Tuesday 6 May 2014

Is it a Dystopian World? Is it run by technology?

What exactly is the Dystopia genre? It’s a genre which manifests a world in the future which focuses on society and how they have challenged ways in politics, science, religion or technology. It’s the complete opposite of Utopia, which is an ideal world we see as to live in.

I, as a young reader have become enlightened to this futuristic genre that has set aside from Science Fiction. I believe that dystopia is the perfect setting and lifestyle that we as a generation are happily walking into without the acknowledgement. It may seem like the little things first, from the invention of the internet and little message groups you joined so often on forums, or sources like MySpace (2003) checking out bands and sharing your profiles. Our social media insight has risen over the past 10 years, to create this way of connecting; sharing, viewing and searching become easier and well-known interaction among young people. We take it for granted these days, it’s just a way of sharing our weekends, searching through others profiles, who’s with whom and what they look like. Thanks to Facebook (2004) and Twitter (2006) which our most used social media applications and sites to date.

The writers of the dystopian genre have manifested worlds which mirror our own. ‘Uglies by Scott Westerfeld (2005)’ creates this community which believes you are only pretty when you turn 16 and under-go cosmetic surgery, this shows how social media creates a version of yourself that you want to be.
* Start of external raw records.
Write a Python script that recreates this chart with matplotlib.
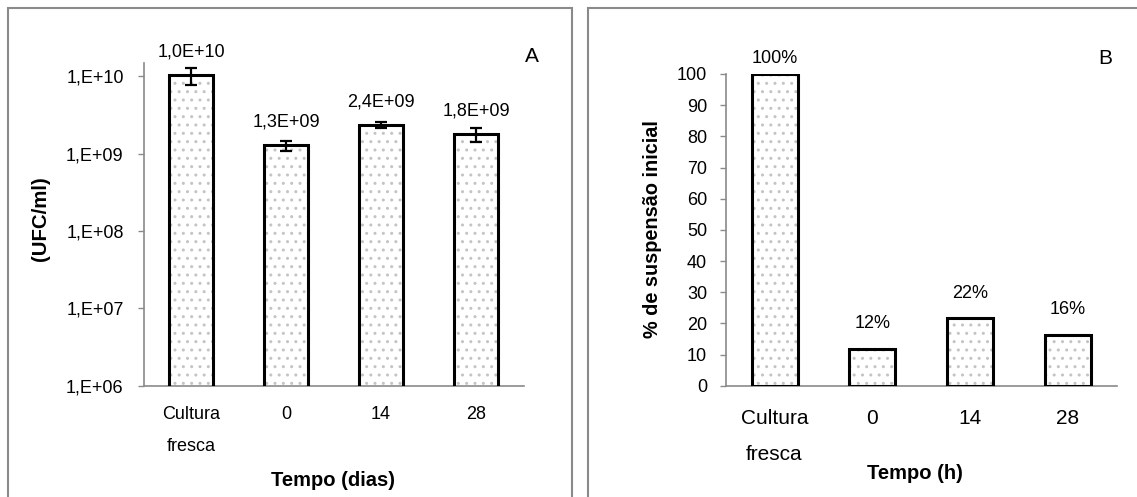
import math
import matplotlib
matplotlib.use("Agg")
import matplotlib.pyplot as plt
from matplotlib.patches import Rectangle
from matplotlib.ticker import FixedLocator, FuncFormatter, NullLocator

plt.rcParams['font.family'] = ['Liberation Sans', 'DejaVu Sans']
plt.rcParams['hatch.linewidth'] = 1.0

# dados
categorias = ["Cultura\nfresca", "0", "14", "28"]
ufc_ml = [1.04e10, 1.28e9, 2.36e9, 1.79e9]
ufc_erro = [2.6e9, 0.18e9, 0.22e9, 0.36e9]
perc_susp = [100, 11.8, 21.6, 16.4]

W, H = 1137, 497
fig = plt.figure(figsize=(W / 100, H / 100), dpi=100)

cinza = "#8a8a8a"
pontos = "#c4c4c4"


def px(x0, y0, x1, y1):
    # converte pixels (origem no canto superior esquerdo) em fração da figura
    return [x0 / W, 1 - y1 / H, (x1 - x0) / W, (y1 - y0) / H]


# molduras dos dois painéis
fig.patches.append(Rectangle((8 / W, -0.1), (572 - 8) / W, 1.1 - 8 / H,
                             transform=fig.transFigure, fill=False,
                             edgecolor=cinza, lw=1.5))
fig.patches.append(Rectangle((588 / W, -0.1), 0.6, 1.1 - 8 / H,
                             transform=fig.transFigure, fill=False,
                             edgecolor=cinza, lw=1.5))


def barras(ax, x, y, largura, erro=None):
    # fundo pontilhado + contorno preto
    ax.bar(x, y, largura, color="white", edgecolor=pontos, hatch="..",
           linewidth=0, zorder=2)
    ax.bar(x, y, largura, fill=False, edgecolor="black", linewidth=2.2,
           zorder=3)
    if erro is not None:
        ax.errorbar(x, y, yerr=erro, fmt="none", ecolor="black",
                    elinewidth=1.6, capsize=4.5, capthick=1.6, zorder=4)


def estilo(ax):
    for s in ["top", "right"]:
        ax.spines[s].set_visible(False)
    for s in ["left", "bottom"]:
        ax.spines[s].set_color(cinza)
        ax.spines[s].set_linewidth(1.2)
    ax.tick_params(axis="y", colors=cinza, length=4.3, width=1,
                   labelcolor="black", labelsize=13)
    ax.tick_params(axis="x", length=0, labelcolor="black")
    ax.set_xlim(-0.5, 3.5)


def rotulo_eixos(ax, xlabel, xpos, ylabel, ypos):
    ax.set_xlabel(xlabel, fontsize=14.5, fontweight="bold")
    ax.set_ylabel(ylabel, fontsize=14.7, fontweight="bold")
    ax.xaxis.set_label_coords(*xpos)
    ax.yaxis.set_label_coords(*ypos)
    ax.xaxis.label.set_verticalalignment("center")
    ax.yaxis.label.set_verticalalignment("center")


x = list(range(len(categorias)))

# ---- painel A: UFC/ml (escala log)
axA = fig.add_axes(px(143.5, 63.3, 523.5, 385.7))
barras(axA, x, ufc_ml, 0.46, ufc_erro)
axA.set_yscale("log")
axA.set_ylim(1e6, 10 ** 10.17)
axA.yaxis.set_major_locator(FixedLocator([1e6, 1e7, 1e8, 1e9, 1e10]))
axA.yaxis.set_minor_locator(NullLocator())
axA.yaxis.set_major_formatter(
    FuncFormatter(lambda v, p: "1,E+%02d" % round(math.log10(v))))
estilo(axA)
axA.set_xticks(x)
axA.set_xticklabels(categorias, fontsize=13, linespacing=2.13)
axA.tick_params(axis="y", pad=10)
axA.tick_params(axis="x", pad=14.8)
for xi, v in zip(x, ufc_ml):
    m, e = ("%.1E" % v).split("E")
    rot = m.replace(".", ",") + "E" + e
    axA.annotate(rot, (xi, v), xytext=(0, 16.6), textcoords="offset points",
                 ha="center", va="center", fontsize=13)
rotulo_eixos(axA, "Tempo (dias)", (0.499, -0.2925), "(UFC/ml)", (-0.27, 0.519))
fig.text(532 / W, 1 - 57 / H, "A", fontsize=15, ha="center", va="center")

# ---- painel B: % da suspensão inicial
axB = fig.add_axes(px(725.7, 74, 1116.6, 385.7))
barras(axB, x, perc_susp, 0.47)
axB.set_ylim(0, 100)
axB.set_yticks(range(0, 101, 10))
estilo(axB)
axB.set_xticks(x)
axB.set_xticklabels(categorias, fontsize=15, linespacing=2.13)
axB.tick_params(axis="y", pad=9)
axB.tick_params(axis="x", pad=16.5)
for xi, v in zip(x, perc_susp):
    off = 11.5 if v >= 100 else 18
    axB.annotate("%d%%" % round(v), (xi, v), xytext=(0, off),
                 textcoords="offset points", ha="center", va="center",
                 fontsize=13)
rotulo_eixos(axB, "Tempo (h)", (0.483, -0.283),
             "% de suspensão inicial", (-0.1885, 0.503))
axB.yaxis.label.set_fontsize(14.3)
fig.text(1105 / W, 1 - 58 / H, "B", fontsize=15, ha="center", va="center")

fig.savefig("out.png", dpi=100)
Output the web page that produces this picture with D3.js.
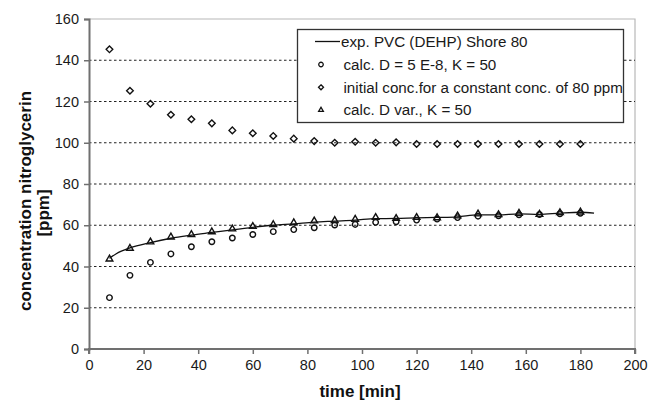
<!DOCTYPE html>
<html>
<head>
<meta charset="utf-8">
<script src="https://cdn.jsdelivr.net/npm/d3@7"></script>
<style>
  html, body { margin: 0; padding: 0; background: #fff; }
  svg { display: block; font-family: "Liberation Sans", Arial, sans-serif; }
</style>
</head>
<body>
<svg id="chart" width="651" height="401"></svg>
<script>
// ---- data ----
const times = [7.5, 15, 22.5, 30, 37.5, 45, 52.5, 60, 67.5, 75, 82.5, 90, 97.5, 105, 112.5, 120, 127.5, 135, 142.5, 150, 157.5, 165, 172.5, 180];
const calcConstD = [24.9, 35.7, 42.0, 46.1, 49.6, 52.0, 53.8, 55.5, 56.9, 57.9, 58.8, 60.1, 60.4, 61.4, 61.7, 62.5, 63.0, 63.7, 64.4, 64.6, 65.1, 65.2, 65.6, 65.8];
const initialConc = [145.3, 125.2, 118.9, 113.6, 111.4, 109.4, 106.0, 104.6, 103.3, 102.0, 100.8, 100.0, 100.5, 100.0, 100.2, 99.4, 99.4, 99.4, 99.4, 99.4, 99.4, 99.4, 99.4, 99.4];
const calcVarD = [43.6, 48.8, 51.9, 54.3, 55.5, 56.8, 58.2, 59.4, 60.3, 61.2, 62.1, 62.3, 62.9, 63.8, 63.3, 63.8, 63.6, 64.5, 65.5, 65.1, 65.8, 65.3, 66.1, 66.4];
const expTimes = [7.5, 10, 15, 22.5, 30, 37.5, 45, 52.5, 60, 67.5, 75, 82.5, 90, 97.5, 105, 112.5, 120, 127.5, 135, 142.5, 150, 157.5, 165, 172.5, 180, 185];
const expValues = [44.0, 46.2, 49.0, 51.6, 53.7, 55.2, 56.5, 57.8, 59.0, 60.0, 60.7, 61.5, 62.0, 62.5, 63.2, 63.3, 63.6, 63.8, 64.1, 65.0, 65.0, 65.5, 65.3, 65.9, 66.3, 65.9];
const xTicks = [0, 20, 40, 60, 80, 100, 120, 140, 160, 180, 200];
const yTicks = [0, 20, 40, 60, 80, 100, 120, 140, 160];
const gridValues = [20, 40, 60, 80, 100, 120, 140];
const legendLabels = ["exp. PVC (DEHP) Shore 80", "calc. D = 5 E-8, K = 50", "initial conc.for a constant conc. of 80 ppm", "calc. D var., K = 50"];

// ---- layout ----
const L = 89, R = 635, T = 19, B = 349;
const svg = d3.select("#chart");
const x = d3.scaleLinear().domain([0, 200]).range([L, R]);
const y = d3.scaleLinear().domain([0, 160]).range([B, T]);

// plot frame (top/right light)
svg.append("path")
  .attr("d", `M${L},${T}H${R}V${B}`)
  .attr("fill", "none").attr("stroke", "#b8b8b8").attr("stroke-width", 1.2);

// gridlines
svg.append("g").selectAll("line").data(gridValues).join("line")
  .attr("x1", L).attr("x2", R)
  .attr("y1", d => y(d)).attr("y2", d => y(d))
  .attr("stroke", "#222").attr("stroke-width", 1.2)
  .attr("stroke-dasharray", "2.5,2.5");

// axes
const xAxis = svg.append("g").attr("transform", `translate(0,${B})`)
  .call(d3.axisBottom(x).tickValues(xTicks).tickSize(5).tickPadding(6));
const yAxis = svg.append("g").attr("transform", `translate(${L},0)`)
  .call(d3.axisLeft(y).tickValues(yTicks).tickSize(5).tickPadding(5));
[xAxis, yAxis].forEach(g => {
  g.select(".domain").attr("stroke", "#707070").attr("stroke-width", 2);
  g.selectAll(".tick line").attr("stroke", "#707070").attr("stroke-width", 1.5);
  g.selectAll(".tick text").attr("fill", "#1a1a1a")
    .style("font-size", "14.5px").style("font-family", '"Liberation Sans", Arial, sans-serif');
});
xAxis.select(".domain").attr("d", `M${L},5V0H${R}V5`);

// exp line
svg.append("path")
  .datum(expTimes.map((t, i) => [t, expValues[i]]))
  .attr("fill", "none").attr("stroke", "#111").attr("stroke-width", 1.3)
  .attr("d", d3.line().x(d => x(d[0])).y(d => y(d[1])).curve(d3.curveMonotoneX));

// markers
const symCircle = d3.symbol().type(d3.symbolCircle).size(24);
const symDiamond = d3.symbol().type(d3.symbolDiamond2 || d3.symbolDiamond).size(28);
const symTriangle = d3.symbol().type(d3.symbolTriangle2 || d3.symbolTriangle).size(32);

function drawSeries(vals, sym) {
  svg.append("g").selectAll("path").data(vals).join("path")
    .attr("transform", (d, i) => `translate(${x(times[i])},${y(d)})`)
    .attr("d", sym)
    .attr("fill", "none").attr("stroke", "#111").attr("stroke-width", 1.4);
}
drawSeries(calcConstD, symCircle);
drawSeries(initialConc, symDiamond);
drawSeries(calcVarD, symTriangle);

// legend
const lg = svg.append("g");
lg.append("rect").attr("x", 297.5).attr("y", 29.5).attr("width", 326).attr("height", 93)
  .attr("fill", "#fff").attr("stroke", "#333").attr("stroke-width", 1.3);
const rowY = [41.5, 64.5, 87.3, 110];
lg.append("line").attr("x1", 315).attr("x2", 340).attr("y1", rowY[0]).attr("y2", rowY[0])
  .attr("stroke", "#111").attr("stroke-width", 1.3);
const legendSyms = [d3.symbolCircle, d3.symbolDiamond2 || d3.symbolDiamond, d3.symbolTriangle2 || d3.symbolTriangle];
legendSyms.forEach((s, i) => {
  lg.append("path").attr("transform", `translate(321,${rowY[i + 1]})`)
    .attr("d", d3.symbol().type(s).size(16)()).attr("fill", "none").attr("stroke", "#111").attr("stroke-width", 1.3);
});
lg.selectAll("text.lab").data(legendLabels).join("text")
  .attr("class", "lab")
  .attr("x", (d, i) => i === 0 ? 341 : 343.5)
  .attr("y", (d, i) => rowY[i])
  .attr("dy", "0.35em")
  .attr("fill", "#1a1a1a")
  .style("font-size", "15.2px")
  .text(d => d);

// axis titles
svg.append("text").attr("x", 360).attr("y", 397)
  .attr("text-anchor", "middle").attr("font-weight", "bold").style("font-size", "17px")
  .attr("fill", "#111").text("time [min]");
svg.append("text").attr("transform", "translate(25,201) rotate(-90)")
  .attr("text-anchor", "middle").attr("dy", "0.35em").attr("font-weight", "bold").style("font-size", "17px")
  .attr("fill", "#111").text("concentration nitroglycerin");
svg.append("text").attr("transform", "translate(43,213) rotate(-90)")
  .attr("text-anchor", "middle").attr("dy", "0.35em").attr("font-weight", "bold").style("font-size", "17px")
  .attr("fill", "#111").text("[ppm]");
</script>
</body>
</html>
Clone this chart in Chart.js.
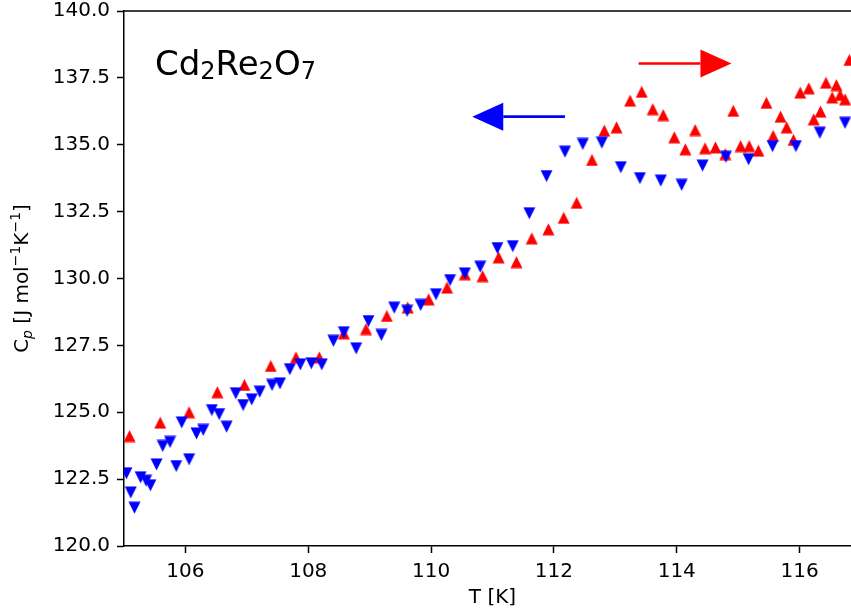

In their society they believe their ranks are everything, what their feeds are, what stories they have revealed and how high they can get. It’s much like how many views you can gather on YouTube (2005) or how many likes on a post on Facebook. It creates a world where everyone is someone else, their ideal person with no emotions over anything that they can do.
  ‘The Hunger Games by Suzanne Collins (2008)’ a well-known adaptation has an incredible social media platform. By using TV as a source of entertainment creating a death-ring as an arena and placing 24 children ‘tributes’ into the arena to fight for survival. The world Collins has created is set within the future, in Panem. Within’ the Games the tributes must connect with the audience in order to grab the sponsor’s attention to send them medication, food or survival tools to help them survive the games. It uses so many ways to create a new world which uses social media, the main aspect being playing a game in order to win over society to help them survive.
‘Delirium by Lauren Oliver (2011)’ is another dystopian novel which is a world created around the idea that love is a disease which can only be found in people who have not had the procedure to remove ‘the deliria’. Society is sectioned off by the idea of love where partners are created by a test which chooses for you depending on your own results. However, would that actually ever work? Love happens to anyone, it’s a journey around society coming against fears which they are blocked from. Where the internet is watched, sites are blocked and they are sheltered from the real meaning of what love is.

There are many more clear examples out there in the world, from books to television shows to films. Like Doctor Who (1963), The Twilight Zone (1959) and Falling Skies (2011) to well-known blockbuster films such as The Island (2005), Elysium (2013) and The Matrix (1999). We live in a generation where everything is centred on technology. Who say’s we won’t turn into that society who can click their fingers and their profiles show up in front of their eyes, or touching walls to check your daily feed? We have progressed immensely over the past decade through technology and we will enter many more decades to even brighter and scarier society driven sources. We will look back in years to come and realize what was and what now is.